Celal Başlangıç. If the commanders on Mount Kandil (where no cigarette butts are dropped on the ground, so ecologically minded are they) had any planes, he would always be occupying the chair next to them. Although it is absolutely clear that the Diyarbakır attack eroded the AKP vote while benefiting the HDP, he is still capable of asking, in all illogic, “how many more bombs need to be detonated, how many more cities have to assaulted with tanks and artillery, how many more people have to be killed in order to gain 550 native and national MPs.”


Yıldırım Türker. For rehashing the story of a minor Mafioso rally the previous day in order to try and trick his readers into believing that “Sedat Peker had promised his chief to deliver rivers of blood.”


You are not just betraying your profession.

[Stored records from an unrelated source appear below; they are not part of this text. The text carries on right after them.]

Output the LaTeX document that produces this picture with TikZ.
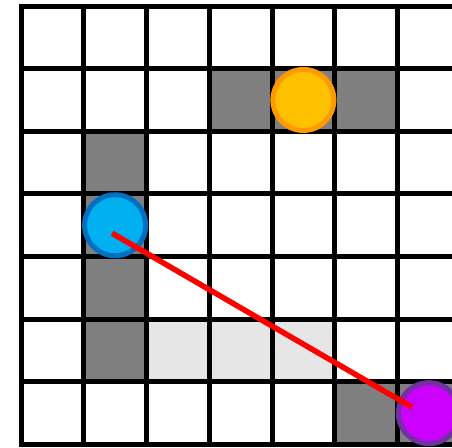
\documentclass[tikz,border=0pt]{standalone}
\usepackage{tikz}
\usetikzlibrary{calc}
\definecolor{darkcell}{HTML}{7F7F7F}
\definecolor{lightcell}{HTML}{E6E6E6}
\definecolor{orfill}{HTML}{FFC000}
\definecolor{ordraw}{HTML}{FF9900}
\definecolor{blfill}{HTML}{00B0F0}
\definecolor{bldraw}{HTML}{0070C0}
\definecolor{pufill}{HTML}{CC00FF}
\definecolor{pudraw}{HTML}{7030A0}
\tikzset{
  gridline/.style={line width=5pt, black},
  token/.style={circle, minimum size=61pt, inner sep=0pt, line width=5pt},
  pathline/.style={line width=5.5pt, red}
}
\newcommand{\cellfill}[3]{\fill[#1] ({21+62.75*#2},{6+62.64*#3}) rectangle ({21+62.75*(#2+1)},{6+62.64*(#3+1)});}
\begin{document}
\begin{tikzpicture}[x=1pt,y=-1pt]
\useasboundingbox (0,0) rectangle (452,447);
\clip (0,0) rectangle (452,447);
\fill[white] (0,0) rectangle (452,447);
% dark cells
\foreach \c/\r in {3/1,4/1,5/1,1/2,1/3,1/4,1/5,5/6,6/6} {\cellfill{darkcell}{\c}{\r}}
% light cells
\foreach \c/\r in {2/5,3/5,4/5} {\cellfill{lightcell}{\c}{\r}}
% grid
\foreach \i in {0,...,7} {
  \draw[gridline] ({21+62.75*\i},3.5) -- ({21+62.75*\i},447);
}
\foreach \j in {0,...,7} {
  \draw[gridline] (18.5,{6+62.64*\j}) -- (460,{6+62.64*\j});
}
% tokens
\node[token, fill=orfill, draw=ordraw] (orange) at ({21+62.75*4.5},{6+62.64*1.5}) {};
\node[token, fill=blfill, draw=bldraw] (blue) at ({21+62.75*1.5},{6+62.64*3.5}) {};
\node[token, fill=pufill, draw=pudraw] (purple) at ({21+62.75*6.5},{6+62.64*6.5}) {};
% path
\coordinate (ps) at ($(blue.center)+(-3,8)$);
\coordinate (pe) at ($(purple.center)+(-17,-6)$);
\draw[pathline] (ps) -- (pe);
\end{tikzpicture}
\end{document}
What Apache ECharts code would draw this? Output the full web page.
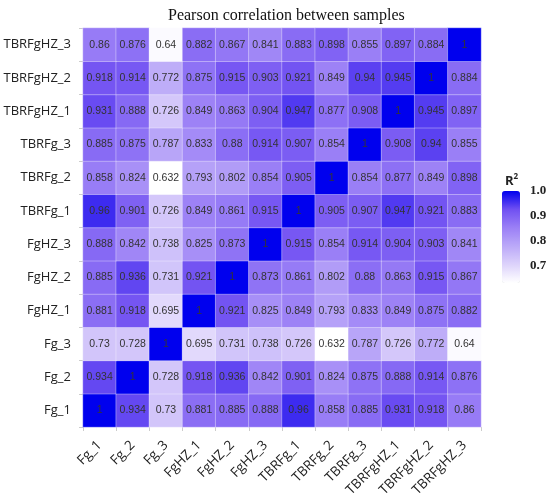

Through such open and blatant lying, you are also attacking and trying to destroy this country’s culture of coexistence.


And of course, we are unable to enumerate those others who have entrusted their mental facilities to a hodja who believes that he is a “messiah,” or who are so steeped in their political hatreds as to turn a blind eye to the truth. 


Or perhaps it is we who have become much too naïve; perhaps you are actually doing all this lying, cheating, scavenging and grave-robbing not out of a blind hatred but consciously and deliberately.


Perhaps these are nothing but preliminary warmup exercises, after which the real bosses will appear on the stage to cause even Hülya Avşar to call for “somebody to please come and save us.” 


This article has been penned to make sure that what you did, said and wrote just hours or minutes after the biggest massacre in Republican history should not be erased and forgotten.


So that your raving, ravenous hatred may forever be inscribed in memory.  


So that if, through your efforts, “somebody” does appear to save us, those who later seek to discover why this happened can locate the culprits fairly easily.